— Exercise description —
Give back, word for word, only the lines from the opening of the records through the one with "from matplotlib.patches import Patch". Pictures stay out.

- - - -

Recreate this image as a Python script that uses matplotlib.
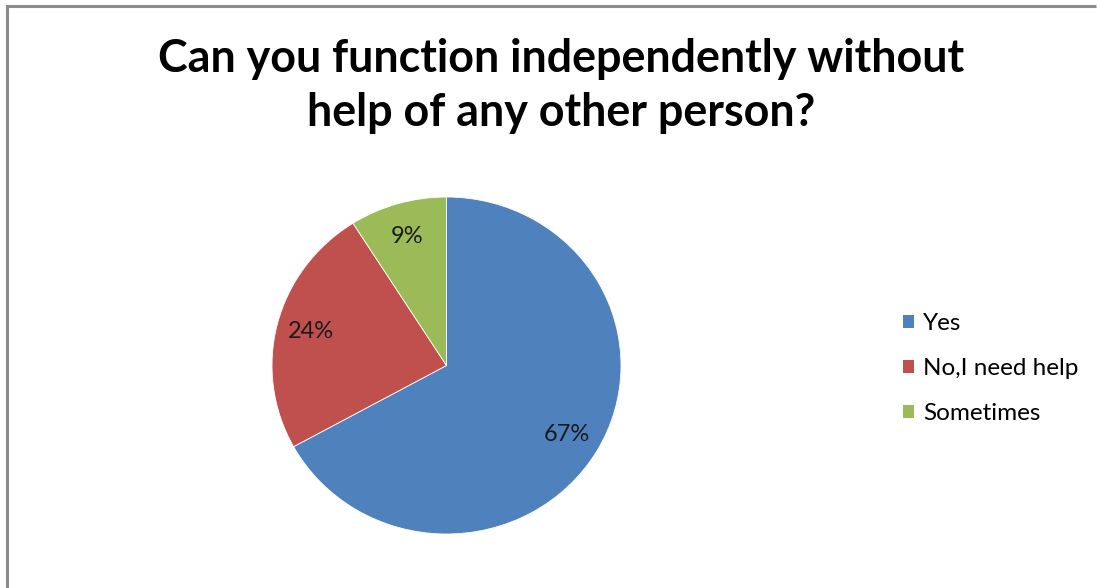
import matplotlib
matplotlib.use("Agg")
import matplotlib.pyplot as plt
from matplotlib.lines import Line2D
from matplotlib.patches import Patch

categories = ["Yes", "No,I need help", "Sometimes"]
shares = [67, 24, 9]
colors = ["#4F81BD", "#C0504D", "#9BBB59"]
title = "Can you function independently without\nhelp of any other person?"

W, H = 1098, 588
fig = plt.figure(figsize=(W / 100, H / 100), dpi=100)
fig.patch.set_facecolor("white")

# chart area frame: left and top edges as one open polyline
fx, fy = 7 / W, 1 - 6 / H
fig.add_artist(Line2D([fx, fx, 1096 / W], [0, fy, fy], transform=fig.transFigure,
                      color="#8C8C8C", linewidth=2.2,
                      solid_capstyle="butt", solid_joinstyle="miter"))

fig.text(561 / W, 1 - 86 / H, title, ha="center", va="center",
         fontsize=32.3, fontweight="bold", family="Lato", linespacing=1.38,
         color="black")

# pie axes (plot area slightly wider than tall)
left, right, top, bottom = 272, 621, 197, 534
ax = fig.add_axes([left / W, 1 - bottom / H, (right - left) / W, (bottom - top) / H])
wedges, texts, autotexts = ax.pie(
    shares, colors=colors, startangle=90, counterclock=False,
    autopct=lambda p: f"{p:.0f}%", pctdistance=0.8,
    wedgeprops=dict(linewidth=0.6, edgecolor="white"),
    textprops=dict(fontsize=17, family="Lato", color="#1a1a1a"))
ax.set_aspect("auto")
ax.set_xlim(-1, 1)
ax.set_ylim(-1, 1)
ax.axis("off")

handles = [Patch(facecolor=c, edgecolor="none") for c in colors]
fig.legend(handles, categories, loc="upper left",
           bbox_to_anchor=(893 / W, 1 - 303 / H), frameon=False,
           prop=dict(family="Lato", size=17.5), handlelength=0.45, handleheight=0.45,
           handletextpad=0.4, labelspacing=0.99, borderaxespad=0)

fig.savefig("out.png", dpi=100, facecolor="white")
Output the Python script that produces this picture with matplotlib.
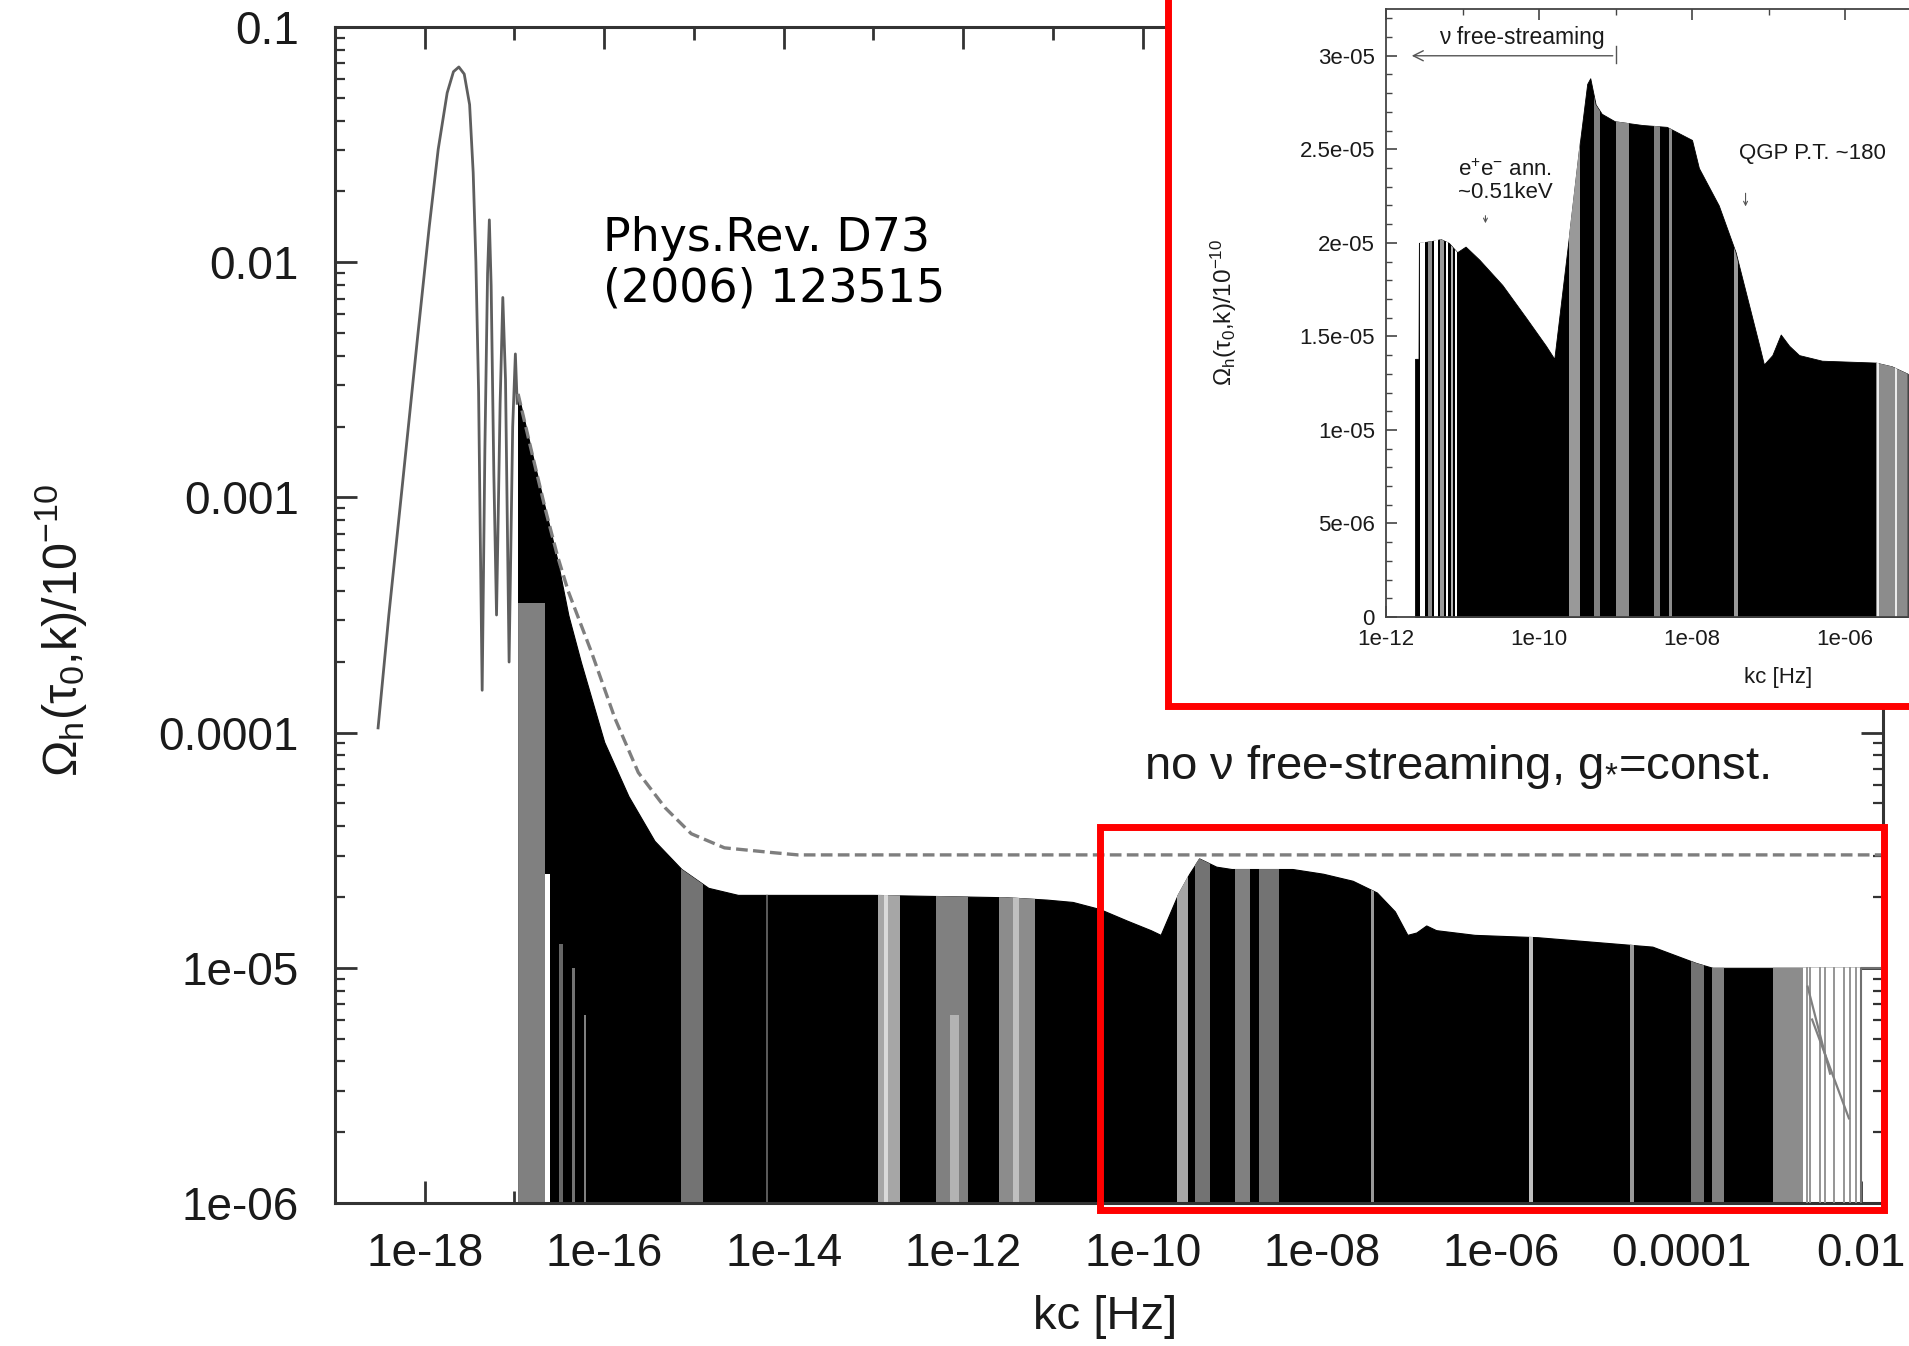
import numpy as np
import matplotlib
matplotlib.use('Agg')
import matplotlib.pyplot as plt
from matplotlib.patches import Rectangle
from matplotlib.ticker import LogLocator, NullFormatter, MultipleLocator

# ---------------- data (log10 values) ----------------
# first resolved oscillations (main panel), drawn as a thin line
LOBE_LOGK = [-18.52, -18.40, -18.25, -18.08, -17.95, -17.85, -17.75, -17.68, -17.62,
             -17.56, -17.50, -17.46, -17.43, -17.40, -17.38, -17.36, -17.33, -17.30,
             -17.28, -17.26, -17.23, -17.20, -17.16, -17.13, -17.10, -17.06, -17.02,
             -16.99, -16.97]
LOBE_LOGV = [-3.98, -3.50, -2.95, -2.32, -1.85, -1.52, -1.28, -1.19, -1.17,
             -1.20, -1.33, -1.62, -2.00, -2.55, -3.20, -3.82, -2.80, -2.05,
             -1.82, -2.10, -2.90, -3.50, -2.60, -2.15, -2.50, -3.70, -2.70,
             -2.39, -2.60]

# upper envelope of the densely oscillating (black) region, main panel
MAIN_ENV_LOGK = [-16.96, -16.80, -16.65, -16.52, -16.40, -16.26, -16.00, -15.73, -15.44,
                 -15.14, -14.84, -14.51, -13.00, -11.53, -11.07, -10.78, -10.48, -10.17,
                 -9.91, -9.80, -9.61, -9.48, -9.37, -9.18, -9.01, -8.33, -7.99, -7.66,
                 -7.39, -7.19, -7.05, -6.95, -6.84, -6.73, -6.30, -5.60, -4.32, -3.83,
                 -3.65, -2.00]
MAIN_ENV_LOGV = [-2.56, -2.82, -3.06, -3.27, -3.50, -3.70, -4.04, -4.27, -4.46,
                 -4.58, -4.66, -4.69, -4.69, -4.70, -4.71, -4.72, -4.75, -4.80,
                 -4.84, -4.86, -4.69, -4.60, -4.535, -4.57, -4.58, -4.58, -4.60, -4.63,
                 -4.68, -4.76, -4.86, -4.85, -4.82, -4.84, -4.86, -4.87, -4.91, -4.98,
                 -5.00, -5.00]

# "no nu free-streaming, g*=const." curve (dashed)
DASH_LOGK = [-16.96, -16.80, -16.65, -16.52, -16.40, -16.27, -16.14, -15.88, -15.62,
             -15.32, -15.03, -14.66, -14.13, -13.84, -1.76]
DASH_LOGV = [-2.56, -2.82, -3.06, -3.25, -3.40, -3.53, -3.66, -3.94, -4.17,
             -4.32, -4.43, -4.49, -4.51, -4.52, -4.52]

# lighter vertical streaks inside the black region (main panel)
STREAK_LO = [-16.96, -16.66, -16.50, -16.36, -16.22, -15.14, -14.20, -12.95, -12.88,
             -12.30, -12.15, -11.60, -11.45, -9.62, -9.42, -8.97, -8.70, -7.45,
             -5.69, -4.57, -3.89, -3.65, -2.98, -2.64]
STREAK_HI = [-16.66, -16.60, -16.46, -16.33, -16.20, -14.90, -14.17, -12.70, -12.84,
             -11.95, -12.05, -11.20, -11.38, -9.50, -9.25, -8.80, -8.48, -7.42,
             -5.65, -4.53, -3.75, -3.52, -2.64, -2.00]
STREAK_GRAY = [0.50, 1.0, 0.40, 0.45, 0.50, 0.45, 0.35, 0.65, 0.85,
               0.50, 0.70, 0.55, 0.75, 0.65, 0.45, 0.50, 0.45, 0.60,
               0.75, 0.60, 0.45, 0.50, 0.55, 1.0]
STREAK_TOP = [-3.45, -4.60, -4.90, -5.00, -5.20, -1, -1, -1, -1,
              -1, -5.20, -1, -1, -1, -1, -1, -1, -1,
              -1, -1, -1, -1, -1, -1]

# resolved oscillations near 0.01 Hz
TAIL_LINES_LOGK = [-2.60, -2.56, -2.45, -2.40, -2.30, -2.18, -2.12, -2.05]
DIAG_A_LOGK = [-2.59, -2.34]
DIAG_A_LOGV = [-5.08, -5.45]
DIAG_B_LOGK = [-2.54, -2.13]
DIAG_B_LOGV = [-5.22, -5.64]

# inset (linear y, units of 1e-5)
INSET_LOGK = [-11.62, -11.575, -11.57, -11.40, -11.285, -11.18, -11.07, -10.96, -10.78,
              -10.48, -10.17, -9.91, -9.80, -9.61, -9.48, -9.37, -9.33, -9.26, -9.18,
              -9.01, -8.65, -8.33, -8.00, -7.91, -7.65, -7.43, -7.25, -7.12, -7.06,
              -6.95, -6.84, -6.73, -6.60, -6.30, -5.60, -5.39, -5.18]
INSET_VAL = [1.38, 1.38, 2.00, 2.01, 2.02, 2.00, 1.95, 1.98, 1.91,
             1.775, 1.60, 1.45, 1.38, 2.03, 2.49, 2.85, 2.88, 2.74, 2.69,
             2.65, 2.63, 2.62, 2.55, 2.40, 2.20, 1.95, 1.66, 1.45, 1.35,
             1.40, 1.51, 1.45, 1.40, 1.37, 1.36, 1.34, 1.30]
INSET_STREAK_LO = [-11.556, -11.45, -11.37, -11.29, -11.22, -11.155, -11.10,
                   -9.61, -9.28, -9.00, -8.50, -8.30, -7.45, -5.60, -5.58, -5.35]
INSET_STREAK_HI = [-11.49, -11.40, -11.32, -11.245, -11.19, -11.125, -11.07,
                   -9.47, -9.20, -8.82, -8.42, -8.26, -7.40, -5.18, -5.55, -5.32]
INSET_STREAK_GRAY = [1.0, 0.55, 1.0, 0.6, 1.0, 0.7, 1.0,
                     0.6, 0.5, 0.55, 0.5, 0.55, 0.6, 0.55, 0.92, 0.92]

MAIN_XT = [1e-18, 1e-16, 1e-14, 1e-12, 1e-10, 1e-8, 1e-6, 1e-4, 1e-2]
MAIN_XL = ['1e-18', '1e-16', '1e-14', '1e-12', '1e-10', '1e-08', '1e-06', '0.0001', '0.01']
MAIN_XMINOR = [1e-17, 1e-15, 1e-13, 1e-11, 1e-9, 1e-7, 1e-5, 1e-3]
MAIN_YT = [1e-6, 1e-5, 1e-4, 1e-3, 1e-2, 1e-1]
MAIN_YL = ['1e-06', '1e-05', '0.0001', '0.001', '0.01', '0.1']
INSET_XT = [1e-12, 1e-10, 1e-8, 1e-6]
INSET_XL = ['1e-12', '1e-10', '1e-08', '1e-06']
INSET_XMINOR = [1e-11, 1e-9, 1e-7, 1e-5]
INSET_YT = [0, 5e-6, 1e-5, 1.5e-5, 2e-5, 2.5e-5, 3e-5]
INSET_YL = ['0', '5e-06', '1e-05', '1.5e-05', '2e-05', '2.5e-05', '3e-05']

# ---------------- styling ----------------
plt.rcParams['font.family'] = ['Liberation Sans', 'DejaVu Sans']
plt.rcParams['mathtext.fontset'] = 'custom'
plt.rcParams['mathtext.rm'] = 'Liberation Sans'
plt.rcParams['mathtext.it'] = 'Liberation Sans'
plt.rcParams['mathtext.bf'] = 'Liberation Sans:bold'

W, H = 1909, 1346
fig = plt.figure(figsize=(W / 100, H / 100), dpi=100)
fig.patch.set_facecolor('white')

YLABEL = r'$\Omega_{\rm h}(\tau_0{,}{\rm k})/10^{-10}$'


def fx(px):
    return px / W


def fy(py):
    return 1 - py / H


def add_streaks(axis, poly, lo, hi, grays, tops, ybot, log_top=True):
    path = poly.get_paths()[0]
    trans = poly.get_transform()
    for a, b, g, t in zip(lo, hi, grays, tops):
        x0, x1 = 10 ** a, 10 ** b
        ytop = 10 ** t if log_top else t
        r = Rectangle((x0, ybot), x1 - x0, ytop - ybot, facecolor=str(g),
                      edgecolor='none', zorder=2.5)
        axis.add_patch(r)
        r.set_clip_path(path, trans)


# ---------------- main panel ----------------
ax = fig.add_axes([fx(335), fy(1203), (1883 - 335) / W, (1203 - 27) / H])
ax.set_xscale('log')
ax.set_yscale('log')
ax.set_xlim(1e-19, 10 ** -1.75)
ax.set_ylim(1e-6, 0.1)

lk = np.array(LOBE_LOGK)
lv = np.array(LOBE_LOGV)
ax.plot(10 ** lk, 10 ** lv, color='#5e5e5e', lw=2.0, zorder=2)

ek = 10 ** np.array(MAIN_ENV_LOGK)
ev = 10 ** np.array(MAIN_ENV_LOGV)
poly = ax.fill_between(ek, 1e-7, ev, facecolor='black', edgecolor='black', lw=0.8, zorder=2)
add_streaks(ax, poly, STREAK_LO, STREAK_HI, STREAK_GRAY, STREAK_TOP, 1e-7)

for t in TAIL_LINES_LOGK:
    ax.plot([10 ** t, 10 ** t], [1e-6, 1e-5], color='#8c8c8c', lw=1.3, zorder=2.6)
ax.plot(10 ** np.array(DIAG_A_LOGK), 10 ** np.array(DIAG_A_LOGV), color='#808080', lw=1.6, zorder=2.6)
ax.plot(10 ** np.array(DIAG_B_LOGK), 10 ** np.array(DIAG_B_LOGV), color='#808080', lw=1.6, zorder=2.6)
ax.plot([1e-2, 1e-2, 10 ** -1.75], [1e-6, 1e-5, 1e-5], color='#707070', lw=1.5, zorder=2.6)

ax.plot(10 ** np.array(DASH_LOGK), 10 ** np.array(DASH_LOGV), color='#7e7e7e', lw=2.4,
        ls=(0, (3.5, 1.6)), zorder=3)

ax.set_xticks(MAIN_XT, MAIN_XL)
ax.set_xticks(MAIN_XMINOR, minor=True)
ax.xaxis.set_minor_formatter(NullFormatter())
ax.set_yticks(MAIN_YT, MAIN_YL)
ax.yaxis.set_minor_locator(LogLocator(base=10, subs=np.arange(2, 10), numticks=100))
ax.yaxis.set_minor_formatter(NullFormatter())
ax.tick_params(axis='both', which='both', direction='in', top=True, right=True,
               colors='#333333', labelcolor='#1a1a1a')
ax.tick_params(axis='x', which='major', length=16, width=2, pad=21, labelsize=33)
ax.tick_params(axis='x', which='minor', length=9, width=2)
ax.tick_params(axis='y', which='major', length=16, width=2, pad=26, labelsize=33)
ax.tick_params(axis='y', which='minor', length=7, width=1.6)
for s in ax.spines.values():
    s.set_linewidth(2.2)
    s.set_color('#333333')

fig.text(fx(61), fy(630), YLABEL, rotation=90,
         ha='center', va='center', fontsize=35, color='#1a1a1a')
fig.text(fx(1105), fy(1317), 'kc [Hz]', ha='center', va='center', fontsize=34, color='#1a1a1a')
fig.text(fx(1144), fy(767), r'no ν free-streaming, g$_{*}$=const.', ha='left', va='center',
         fontsize=34, color='#1a1a1a')
fig.text(fx(603), fy(264), 'Phys.Rev. D73\n(2006) 123515', family='DejaVu Sans',
         fontsize=33, ha='left', va='center', linespacing=1.15, color='black')

# red highlight box in main panel
fig.add_artist(Rectangle((fx(1100), fy(1210)), (1884 - 1100) / W, (1210 - 827) / H,
                         transform=fig.transFigure, facecolor='none', edgecolor='#ff0000',
                         lw=5, zorder=5))

# ---------------- inset ----------------
fig.add_artist(Rectangle((fx(1168), fy(706)), 1.2, 1.0, transform=fig.transFigure,
                         facecolor='white', edgecolor='#ff0000', lw=5, zorder=5))

axi = fig.add_axes([fx(1386), fy(617), (1921.5 - 1386) / W, (617 - 9) / H], zorder=6)
axi.set_facecolor('white')
axi.set_xscale('log')
axi.set_xlim(1e-12, 1e-5)
axi.set_ylim(0, 3.25e-5)

ik = 10 ** np.array(INSET_LOGK)
iv = np.array(INSET_VAL) * 1e-5
ipoly = axi.fill_between(ik, 0, iv, facecolor='black', edgecolor='black', lw=0.6, zorder=2)
add_streaks(axi, ipoly, INSET_STREAK_LO, INSET_STREAK_HI, INSET_STREAK_GRAY,
            [1e-4] * len(INSET_STREAK_LO), -1e-6, log_top=False)

axi.set_xticks(INSET_XT, INSET_XL)
axi.set_xticks(INSET_XMINOR, minor=True)
axi.xaxis.set_minor_formatter(NullFormatter())
axi.set_yticks(INSET_YT, INSET_YL)
axi.yaxis.set_minor_locator(MultipleLocator(1e-6))
axi.tick_params(axis='both', which='both', direction='in', top=True, right=True,
                colors='#444444', labelcolor='#1a1a1a')
axi.tick_params(axis='both', which='major', length=8, width=1.2, labelsize=16)
axi.tick_params(axis='x', which='major', pad=9)
axi.tick_params(axis='y', which='major', pad=8)
axi.tick_params(axis='both', which='minor', length=4.5, width=1.0)
for s in axi.spines.values():
    s.set_linewidth(1.3)
    s.set_color('#444444')

fig.text(fx(1224), fy(312), YLABEL, rotation=90,
         ha='center', va='center', fontsize=17.5, color='#1a1a1a', zorder=7)
fig.text(fx(1778), fy(677), 'kc [Hz]', ha='center', va='center', fontsize=16,
         color='#1a1a1a', zorder=7)

# inset annotations
axi.annotate('', xy=(10 ** -11.7, 3e-5), xytext=(1e-9, 3e-5),
             arrowprops=dict(arrowstyle='->', lw=1.0, color='#555555', mutation_scale=18))
axi.plot([1e-9, 1e-9], [2.96e-5, 3.05e-5], color='#555555', lw=1.0)
axi.text(10 ** -11.30, 3.10e-5, 'ν free-streaming', ha='left', va='center', fontsize=16.5,
         color='#1a1a1a')
axi.text(10 ** -10.44, 2.39e-5, r'e$^{+}$e$^{-}$ ann.', ha='center', va='center',
         fontsize=16, color='#1a1a1a')
axi.text(10 ** -10.44, 2.27e-5, '~0.51keV', ha='center', va='center', fontsize=16,
         color='#1a1a1a')
axi.annotate('', xy=(10 ** -10.70, 2.09e-5), xytext=(10 ** -10.70, 2.16e-5),
             arrowprops=dict(arrowstyle='->', lw=0.8, color='#555555', mutation_scale=7))
axi.text(10 ** -7.386, 2.476e-5, 'QGP P.T. ~180', ha='left', va='center', fontsize=16,
         color='#1a1a1a')
axi.annotate('', xy=(10 ** -7.30, 2.18e-5), xytext=(10 ** -7.30, 2.28e-5),
             arrowprops=dict(arrowstyle='->', lw=0.8, color='#555555', mutation_scale=7))

fig.savefig('out.png', dpi=100)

- - - -

— Task answer —
Recreate this image as a Python script that uses matplotlib.
import matplotlib
matplotlib.use("Agg")
import matplotlib.pyplot as plt
from matplotlib.lines import Line2D
from matplotlib.patches import Patch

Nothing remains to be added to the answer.